TO BE DONE >> Write out all lines holding the word "this".

# # #

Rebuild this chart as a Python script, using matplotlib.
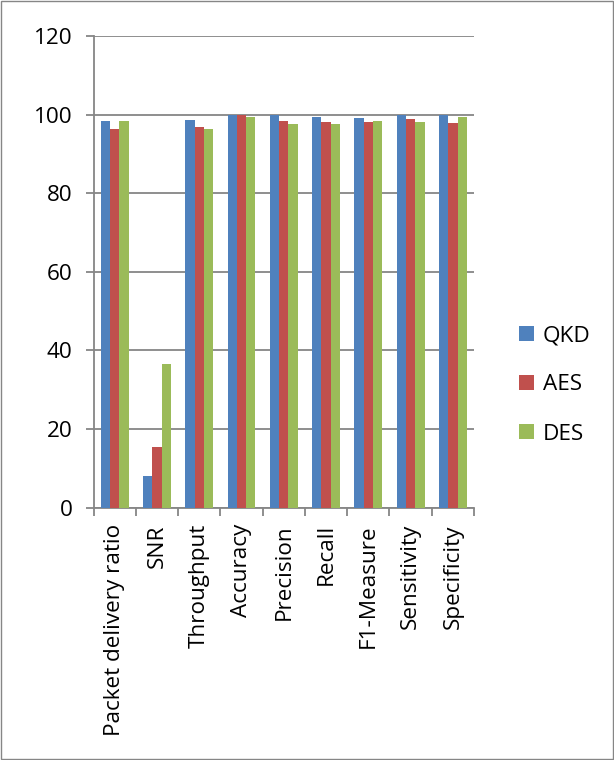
import matplotlib
matplotlib.use("Agg")
import matplotlib.pyplot as plt
import numpy as np
from matplotlib.patches import Rectangle

categories = ["Packet delivery ratio", "SNR", "Throughput", "Accuracy", "Precision",
              "Recall", "F1-Measure", "Sensitivity", "Specificity"]
qkd = [98.4, 8.0, 98.7, 99.9, 99.8, 99.5, 99.2, 99.9, 99.8]
aes = [96.4, 15.5, 96.8, 99.9, 98.4, 98.1, 98.1, 98.8, 97.9]
des = [98.4, 36.6, 96.4, 99.5, 97.5, 97.6, 98.4, 98.1, 99.5]
series_names = ["QKD", "AES", "DES"]
colors = ["#4F81BD", "#C0504D", "#9BBB59"]

plt.rcParams['font.family'] = ['Open Sans', 'DejaVu Sans']
fig = plt.figure(figsize=(6.14, 7.6), dpi=100)
W, H = 614, 760
ax = fig.add_axes([93.5 / W, 1 - 507.5 / H, (474 - 93.5) / W, (507.5 - 36) / H])

fs = 16.2
x = np.arange(len(categories))
bw = 0.22
for i, (vals, name, c) in enumerate(zip([qkd, aes, des], series_names, colors)):
    ax.bar(x + (i - 1) * bw, vals, width=bw, color=c, label=name, zorder=3)

ax.set_xlim(-0.5, len(categories) - 0.5)
ax.set_ylim(0, 120)
ax.set_yticks(range(0, 121, 20))
ax.yaxis.grid(True, color="#868686", linewidth=1.3, zorder=0)
for s in ["top", "right"]:
    ax.spines[s].set_visible(False)
for s in ["left", "bottom"]:
    ax.spines[s].set_color("#868686")
    ax.spines[s].set_linewidth(1.3)
ax.set_xticks(np.arange(-0.5, len(categories), 1))
ax.set_xticklabels([])
ax.set_xticks(x, minor=True)
ax.set_xticklabels(categories, minor=True, rotation=90, fontsize=fs)
ax.tick_params(axis="x", which="minor", length=0, pad=12)
ax.tick_params(axis="x", which="major", length=6, color="#868686", width=1.3)
ax.tick_params(axis="y", length=6, color="#868686", width=1.3, labelsize=fs, pad=9)

ax.legend(loc="center left", bbox_to_anchor=(499 / W, 1 - 385 / H), bbox_transform=fig.transFigure,
          frameon=False, fontsize=fs, handlelength=0.65, handleheight=0.65,
          labelspacing=1.25, handletextpad=0.4)

fig.patches.append(Rectangle((1 / W, 1 / H), 1 - 2 / W, 1 - 2 / H, transform=fig.transFigure,
                             fill=False, edgecolor="#868686", linewidth=1))
fig.savefig("out.png", dpi=100)
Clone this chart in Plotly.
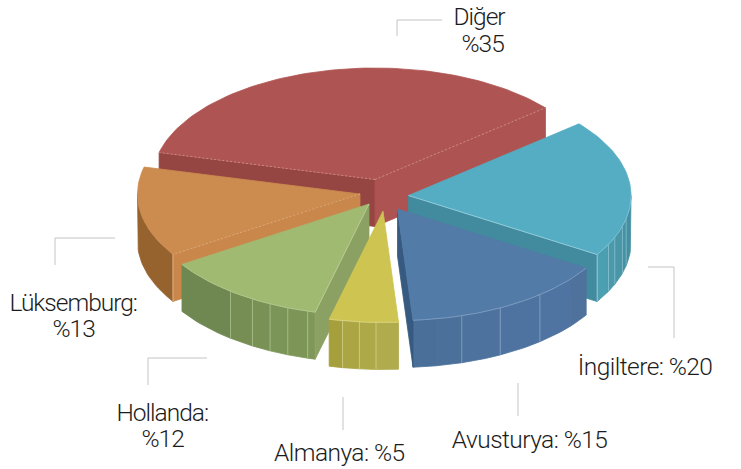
import math
import plotly.graph_objects as go

# ---- data ----
names = ["Diğer", "İngiltere", "Avusturya", "Almanya", "Hollanda", "Lüksemburg"]
shares = [35, 20, 15, 5, 12, 13]

# ---- geometry / style ----
W, H = 741, 469
RX, RY, DEPTH = 222.5, 111.5, 47
START = 166
tips = {"Diğer": (375, 179.5), "İngiltere": (408.5, 195.5), "Avusturya": (397.5, 209),
        "Almanya": (383, 211), "Lüksemburg": (360, 194), "Hollanda": (369, 204)}
top_col = {"Diğer": "#ae5452", "İngiltere": "#54adc3", "Avusturya": "#537ba8",
           "Almanya": "#cdc452", "Lüksemburg": "#cc8b4f", "Hollanda": "#a1ba71"}
# visible radial faces: (which edge, colour)
faces = {"Diğer": [("start", "#954542"), ("end", "#ad5351")],
         "İngiltere": [("end", "#428a9d")],
         "Avusturya": [("end", "#365a80")],
         "Almanya": [],
         "Lüksemburg": [("start", "#c9874c")],
         "Hollanda": [("start", "#8ba163")]}
edge_col = {"Diğer": "rgba(235,205,195,0.75)", "İngiltere": "rgba(215,238,243,0.8)",
            "Avusturya": None, "Lüksemburg": "rgba(235,200,165,0.8)",
            "Hollanda": "rgba(220,230,200,0.7)"}
# facet break angles on the outer rim and their colours (from first to last)
rim = {"İngiltere": ([-32, -26, -22, -16, -12, 0],
                     ["#4b9fb1", "#4a9aac", "#4896a8", "#4692a4", "#458fa1"]),
       "Avusturya": ([-32, -39, -50.2, -62.5, -73.2, -80, -86],
                     ["#4f729d", "#4f74a1", "#4e73a0", "#4d729d", "#4b709a", "#4a6f98"]),
       "Almanya": ([-86, -91.8, -96.1, -100.5, -104],
                   ["#b0ab4c", "#aea948", "#aba544", "#a59f3c"]),
       "Lüksemburg": ([-147.2, -180], ["#96632f"]),
       "Hollanda": ([-104, -106, -111.4, -116.4, -121.6, -128.5, -147.2],
                    ["#7f9859", "#7d9658", "#7b9457", "#799155", "#768e53", "#6f8851"])}
rim_line = {"İngiltere": "rgba(160,210,222,0.75)", "Avusturya": "rgba(160,185,210,0.75)",
            "Almanya": "rgba(225,222,160,0.8)", "Hollanda": "rgba(190,208,160,0.8)"}
order = ["Diğer", "İngiltere", "Lüksemburg", "Hollanda", "Avusturya", "Almanya"]
leaders = [[(397, 36), (397, 20), (442, 20)],
           [(648, 267), (674, 267), (674, 338)],
           [(518, 383), (518, 416)],
           [(343, 397), (343, 430)],
           [(148, 385), (148, 358), (207, 358)],
           [(55, 265), (55, 238), (115, 238)]]
text_pos = {"Diğer": [(479, 16), (482, 43)],
            "İngiltere": [(645, 366)],
            "Avusturya": [(529, 439)],
            "Almanya": [(339, 452)],
            "Hollanda": [(162, 412), (162, 438)],
            "Lüksemburg": [(73, 302), (73, 328)]}
FONT = dict(family="Roboto, sans-serif", size=24.5, color="#1c1c1c", weight=300)

# angular spans come from the shares (clockwise from START)
spans, a = {}, START
for n, s in zip(names, shares):
    spans[n] = (a, a - s * 3.6)
    a -= s * 3.6


def pt(n, ang, dz=0):
    cx, cy = tips[n]
    t = math.radians(ang)
    return cx + RX * math.cos(t), cy - RY * math.sin(t) + dz


def arc(n, a0, a1, dz=0):
    k = max(2, int(abs(a1 - a0) / 1.5) + 1)
    return [pt(n, a0 + (a1 - a0) * i / (k - 1), dz) for i in range(k)]


fig = go.Figure()


def poly(points, fill, line=None, lw=0.8):
    xs = [p[0] for p in points] + [points[0][0]]
    ys = [p[1] for p in points] + [points[0][1]]
    fig.add_trace(go.Scatter(x=xs, y=ys, mode="lines", fill="toself", fillcolor=fill,
                             line=dict(color=line or fill, width=lw),
                             hoverinfo="skip", showlegend=False))


def stroke(points, color, lw=0.8, dash=None):
    fig.add_trace(go.Scatter(x=[p[0] for p in points], y=[p[1] for p in points], mode="lines",
                             line=dict(color=color, width=lw, dash=dash),
                             hoverinfo="skip", showlegend=False))


for n in order:
    a0, a1 = spans[n]
    tip = tips[n]
    # rim facets
    if n in rim:
        breaks, cols = rim[n]
        for i, c in enumerate(cols):
            top = arc(n, breaks[i], breaks[i + 1])
            bot = arc(n, breaks[i + 1], breaks[i], DEPTH)
            poly(top + bot, c)
        if n in rim_line:
            for b in breaks[1:-1]:
                if b not in (-80, -39):
                    stroke([pt(n, b), pt(n, b, DEPTH)], rim_line[n], 0.8)
    # radial faces
    for side, c in faces[n]:
        ang = a0 if side == "start" else a1
        e = pt(n, ang)
        poly([tip, e, (e[0], e[1] + DEPTH), (tip[0], tip[1] + DEPTH)], c)
    # top face
    poly([tip] + arc(n, a0, a1), top_col[n])
    # thin light front edge of the rim
    if n in rim_line:
        stroke(arc(n, rim[n][0][0], rim[n][0][-1]), rim_line[n], 0.7)
    # light edges on the top of visible faces
    for side, c in faces[n]:
        ang = a0 if side == "start" else a1
        e = pt(n, ang)
        if edge_col.get(n):
            stroke([tip, e], edge_col[n], 0.6, "2px,2px" if n in ("Diğer", "Lüksemburg") else None)
        if n in ("Lüksemburg", "İngiltere"):
            stroke([e, (e[0], e[1] + DEPTH)], edge_col[n], 0.8)

for seg in leaders:
    stroke(seg, "#c4c4c4", 1)

ann = []
for n, s in zip(names, shares):
    pos = text_pos[n]
    if n == "Diğer":
        lines = [n, f"%{s}"]
    elif len(pos) == 2:
        lines = [n + ":", f"%{s}"]
    else:
        lines = [f"{n}: %{s}"]
    for t, (x, y) in zip(lines, pos):
        ann.append(dict(x=x, y=y, text=t, showarrow=False, xanchor="center", yanchor="middle",
                        font=FONT))

fig.update_layout(
    width=W, height=H, margin=dict(l=0, r=0, t=0, b=0), paper_bgcolor="white", plot_bgcolor="white",
    xaxis=dict(range=[0, W], visible=False, fixedrange=True),
    yaxis=dict(range=[H, 0], visible=False, fixedrange=True),
    showlegend=False, annotations=ann)
fig.write_html(
    "out.html",
    post_script=("document.body.style.margin='0';document.body.style.overflow='hidden';"
                 "document.querySelectorAll('.annotation-text').forEach(function(t){"
                 "var s=t.textContent;"
                 "t.style.letterSpacing=(s.indexOf(':')>=0&&s.indexOf('%')>=0)?'-0.55px':'-1px';});"),
    config={"displayModeBar": False})
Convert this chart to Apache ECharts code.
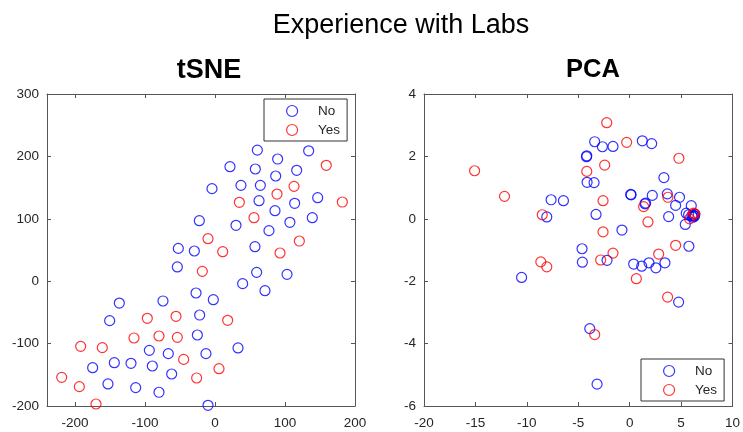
<!DOCTYPE html>
<html lang="en">
<head>
    <meta charset="UTF-8">
    <title>Experience with Labs</title>
    <script src="https://cdn.jsdelivr.net/npm/echarts@6/dist/echarts.min.js"></script>
</head>
<body style="margin:0">
<div id="main" style="width:743px;height:432px;"></div>
<script type="text/javascript">

// tSNE embedding, [x, y]
var tsneNo = [
    [60.5,210],[133.8,209],[89.5,195.8],[21.4,183.5],[57.6,179.8],[116.7,177.7],[86.7,168.6],
    [37.1,153.6],[64.8,153.6],[-4.3,148.3],[62.9,129],[113.8,124.8],[146.7,133.8],[85.7,113],
    [-22.4,97],[30,89.6],[107,94.4],[139,101.8],[77.1,81],[-52.4,52.6],[-29.5,48.4],[57.1,55.3],
    [-53.8,22.8],[59.5,14.2],[102.9,11],[39.5,-3.9],[-27.1,-18.9],[71.4,-15.2],[-136.7,-35],
    [-74.3,-31.7],[-2.4,-29.6],[-150.5,-63.2],[-21.9,-54.2],[-25.2,-86.2],[32.9,-107],
    [-93.8,-110.8],[-66.7,-116.1],[-12.9,-116.1],[-174.8,-138.6],[-143.8,-130.6],[-120,-131.6],
    [-89.5,-135.9],[-61.9,-148.7],[-152.9,-164.7],[-113.3,-170.5],[-80,-178],[-10,-198.9]
];
var tsneYes = [
    [159,185.7],[112.9,152],[88.6,139.7],[34.8,126.4],[181.9,126.9],[55.7,101.8],[-10,68.1],
    [120.5,64.4],[11,47.3],[92.9,45.2],[-18.1,15.8],[-96.7,-59.5],[-55.7,-56.3],[18.1,-62.7],
    [-191.9,-104.4],[-161,-106.5],[-115.7,-91],[-80,-87.8],[-53.8,-90],[-44.8,-125.3],
    [5.7,-140.2],[-219,-154.1],[-193.8,-169],[-26.2,-155.1],[-170,-196.8]
];

// PCA projection, [x, y]
var pcaNo = [
    [-3.4,2.47],[-2.65,2.31],[-1.62,2.32],[1.23,2.5],[2.14,2.41],[-4.2,1.99],[-4.17,2.02],
    [-4.14,1.17],[-3.46,1.16],[-7.64,0.61],[-6.44,0.58],[-8.06,0.06],[-3.27,0.14],[0.1,0.78],
    [0.14,0.77],[2.2,0.75],[1.49,0.48],[1.55,0.5],[3.33,1.32],[3.66,0.8],[4.85,0.69],[4.47,0.43],
    [5.99,0.42],[5.5,0.18],[3.79,0.07],[5.41,-0.18],[5.73,0.13],[6.31,0.08],[6.2,0.12],
    [6.15,0.05],[6.35,0.15],[6.25,0.1],[6.05,0.1],[-0.75,-0.36],[5.76,-0.88],[-4.63,-0.96],
    [-4.6,-1.39],[-2.2,-1.33],[0.39,-1.45],[1.17,-1.52],[1.88,-1.41],[2.55,-1.57],[3.43,-1.41],
    [-10.51,-1.88],[4.76,-2.67],[-3.88,-3.52],[-3.17,-5.3]
];
var pcaYes = [
    [-2.23,3.08],[-15.08,1.54],[-12.17,0.72],[-8.5,0.13],[-4.17,1.52],[-2.43,1.72],[-0.29,2.45],
    [-2.59,0.58],[4.79,1.94],[1.36,0.39],[3.72,0.69],[1.78,-0.1],[-2.59,-0.42],[5.83,0],
    [6.31,0.16],[6.2,0.18],[4.47,-0.85],[-1.62,-1.1],[2.82,-1.13],[-8.64,-1.38],[-8.06,-1.54],
    [-2.82,-1.32],[0.65,-1.92],[3.69,-2.51],[-3.4,-3.71]
];

var tsneXTicks = [-200, -100, 0, 100, 200];

var axisColor = '#555';
var textColor = '#262626';
var font = 'Liberation Sans, Arial, sans-serif';

function axis(pos, gridIndex, min, max, interval, showLabel, custom) {
    var a = {
        type: 'value',
        gridIndex: gridIndex,
        position: pos,
        min: min,
        max: max,
        splitLine: {show: false},
        axisLine: {show: true, onZero: false, lineStyle: {color: axisColor, width: 1}},
        axisTick: {show: true, inside: true, length: 4, lineStyle: {color: axisColor}},
        axisLabel: {show: showLabel, color: textColor, fontSize: 13.5, fontFamily: font,
            margin: (pos === 'bottom' ? 10 : 8)}
    };
    if (custom) {
        a.axisTick.customValues = custom;
        a.axisLabel.customValues = custom;
    } else {
        a.interval = interval;
    }
    return a;
}

function scatter(name, color, data, idx) {
    return {
        name: name,
        type: 'scatter',
        xAxisIndex: idx,
        yAxisIndex: idx,
        data: data,
        symbol: 'circle',
        symbolSize: 10,
        itemStyle: {color: 'rgba(0,0,0,0)', borderColor: color, borderWidth: 1.2},
        emphasis: {disabled: true}
    };
}

function legend(left, top) {
    return {
        orient: 'vertical',
        left: left,
        top: top,
        data: ['No', 'Yes'],
        itemWidth: 42,
        itemHeight: 11,
        itemGap: 5,
        padding: [5, 7, 4, 22],
        borderColor: '#333',
        borderWidth: 1,
        backgroundColor: '#fff',
        selectedMode: false,
        itemStyle: {borderWidth: 1.2},
        textStyle: {color: textColor, fontSize: 13.5, fontFamily: font}
    };
}

var myChart = echarts.init(document.getElementById('main'));

myChart.setOption({
    animation: false,
    title: [
        {text: 'Experience with Labs', left: 396, top: 7, textAlign: 'center',
            textStyle: {fontSize: 27, fontWeight: 'normal', color: '#000', fontFamily: font}},
        {text: 'tSNE', left: 204, top: 52, textAlign: 'center',
            textStyle: {fontSize: 27, fontWeight: 'bold', color: '#000', fontFamily: font}},
        {text: 'PCA', left: 588, top: 52, textAlign: 'center',
            textStyle: {fontSize: 25.5, fontWeight: 'bold', color: '#000', fontFamily: font}}
    ],
    legend: [legend(264, 99), legend(641, 359)],
    grid: [
        {left: 47, top: 94, width: 308, height: 312},
        {left: 424, top: 94, width: 309, height: 312}
    ],
    xAxis: [
        axis('bottom', 0, -240, 200, 100, true, tsneXTicks),
        axis('bottom', 1, -20, 10, 5, true),
        axis('top', 0, -240, 200, 100, false, tsneXTicks),
        axis('top', 1, -20, 10, 5, false)
    ],
    yAxis: [
        axis('left', 0, -200, 300, 100, true),
        axis('left', 1, -6, 4, 2, true),
        axis('right', 0, -200, 300, 100, false),
        axis('right', 1, -6, 4, 2, false)
    ],
    series: [
        scatter('No', '#0000ff', tsneNo, 0),
        scatter('Yes', '#ff0000', tsneYes, 0),
        scatter('No', '#0000ff', pcaNo, 1),
        scatter('Yes', '#ff0000', pcaYes, 1)
    ]
});

</script>
</body>
</html>
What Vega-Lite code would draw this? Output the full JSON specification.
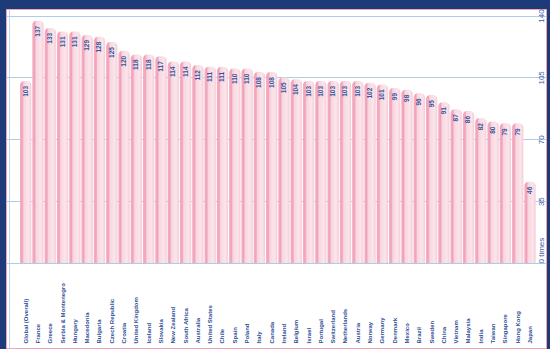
{
  "$schema": "https://vega.github.io/schema/vega-lite/v6.json",
  "width": 540,
  "height": 339,
  "autosize": {"type": "none"},
  "padding": {"left": 6, "top": 9, "right": 4, "bottom": 1},
  "background": "#1d3b78",
  "config": {
    "view": {"fill": "#ffffff", "stroke": "#f0a3b8", "strokeWidth": 1},
    "font": "Liberation Sans"
  },
  "data": {
    "values": [
      {"country": "Global (Overall)", "times": 103},
      {"country": "France", "times": 137},
      {"country": "Greece", "times": 133},
      {"country": "Serbia & Montenegro", "times": 131},
      {"country": "Hungary", "times": 131},
      {"country": "Macedonia", "times": 129},
      {"country": "Bulgaria", "times": 128},
      {"country": "Czech Republic", "times": 125},
      {"country": "Croatia", "times": 120},
      {"country": "United Kingdom", "times": 118},
      {"country": "Iceland", "times": 118},
      {"country": "Slovakia", "times": 117},
      {"country": "New Zealand", "times": 114},
      {"country": "South Africa", "times": 114},
      {"country": "Australia", "times": 112},
      {"country": "United States", "times": 111},
      {"country": "Chile", "times": 111},
      {"country": "Spain", "times": 110},
      {"country": "Poland", "times": 110},
      {"country": "Italy", "times": 108},
      {"country": "Canada", "times": 108},
      {"country": "Ireland", "times": 105},
      {"country": "Belgium", "times": 104},
      {"country": "Israel", "times": 103},
      {"country": "Portugal", "times": 103},
      {"country": "Switzerland", "times": 103},
      {"country": "Netherlands", "times": 103},
      {"country": "Austria", "times": 103},
      {"country": "Norway", "times": 102},
      {"country": "Germany", "times": 101},
      {"country": "Denmark", "times": 99},
      {"country": "Mexico", "times": 98},
      {"country": "Brazil", "times": 96},
      {"country": "Sweden", "times": 95},
      {"country": "China", "times": 91},
      {"country": "Vietnam", "times": 87},
      {"country": "Malaysia", "times": 86},
      {"country": "India", "times": 82},
      {"country": "Taiwan", "times": 80},
      {"country": "Singapore", "times": 79},
      {"country": "Hong Kong", "times": 79},
      {"country": "Japan", "times": 46}
    ]
  },
  "encoding": {
    "x": {
      "field": "country",
      "type": "nominal",
      "sort": null,
      "scale": {"paddingInner": 0.08, "paddingOuter": 0.99, "align": 0.575},
      "axis": {
        "orient": "bottom",
        "title": null,
        "domain": false,
        "ticks": false,
        "labelAngle": 270,
        "labelAlign": "left",
        "labelBaseline": "middle",
        "labelPadding": -5,
        "labelFontSize": 6,
        "labelFontWeight": "bold",
        "labelColor": "#2f4f95",
        "labelOverlap": false,
        "labelBound": false
      }
    }
  },
  "layer": [
    {
      "mark": {
        "type": "bar",
        "cornerRadiusTopLeft": 4,
        "cornerRadiusTopRight": 4,
        "color": {
          "gradient": "linear",
          "x1": 0, "y1": 0, "x2": 1, "y2": 0,
          "stops": [
            {"offset": 0, "color": "#f3b2c4"},
            {"offset": 0.2, "color": "#f1a1b8"},
            {"offset": 0.34, "color": "#f8d6e0"},
            {"offset": 0.75, "color": "#fbe5eb"},
            {"offset": 1, "color": "#f6cbd7"}
          ]
        }
      },
      "encoding": {
        "y": {
          "field": "times",
          "type": "quantitative",
          "scale": {"domain": [-48.08, 143.68], "nice": false, "zero": false},
          "axis": {
            "orient": "left",
            "offset": -3,
            "values": [0, 35, 70, 105, 140],
            "grid": true,
            "gridColor": "#abcdea",
            "gridWidth": 1,
            "labels": false,
            "ticks": false,
            "domain": true,
            "domainColor": "#bcd8ef",
            "title": null
          }
        },
        "y2": {"datum": 0}
      }
    },
    {
      "mark": {
        "type": "text",
        "angle": 270,
        "align": "right",
        "baseline": "middle",
        "dx": -5,
        "fontSize": 6.5,
        "fontWeight": "bold",
        "color": "#35569a"
      },
      "encoding": {
        "text": {"field": "times", "type": "quantitative"},
        "y": {
          "field": "times",
          "type": "quantitative",
          "scale": {"domain": [-48.08, 143.68], "nice": false, "zero": false},
          "axis": {
            "orient": "right",
            "offset": -10,
            "values": [0, 35, 70, 105, 140],
            "grid": false,
            "domain": false,
            "ticks": false,
            "labelPadding": 5,
            "labelAngle": 270,
            "labelAlign": {"condition": {"test": "datum.value == 0", "value": "left"}, "value": "center"},
            "labelBaseline": "middle",
            "labelExpr": "datum.value == 0 ? '0 times' : datum.label",
            "labelFontSize": 8,
            "labelColor": "#3f60a3",
            "title": null
          }
        }
      }
    }
  ],
  "resolve": {"axis": {"y": "independent"}}
}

# # #

EXERCISE RESPONSE >>
Rebuild this chart as a Python script, using matplotlib.
Clone this chart in Plotly.
Convert this chart to Apache ECharts code.
What Vega-Lite code would draw this? Output the full JSON specification.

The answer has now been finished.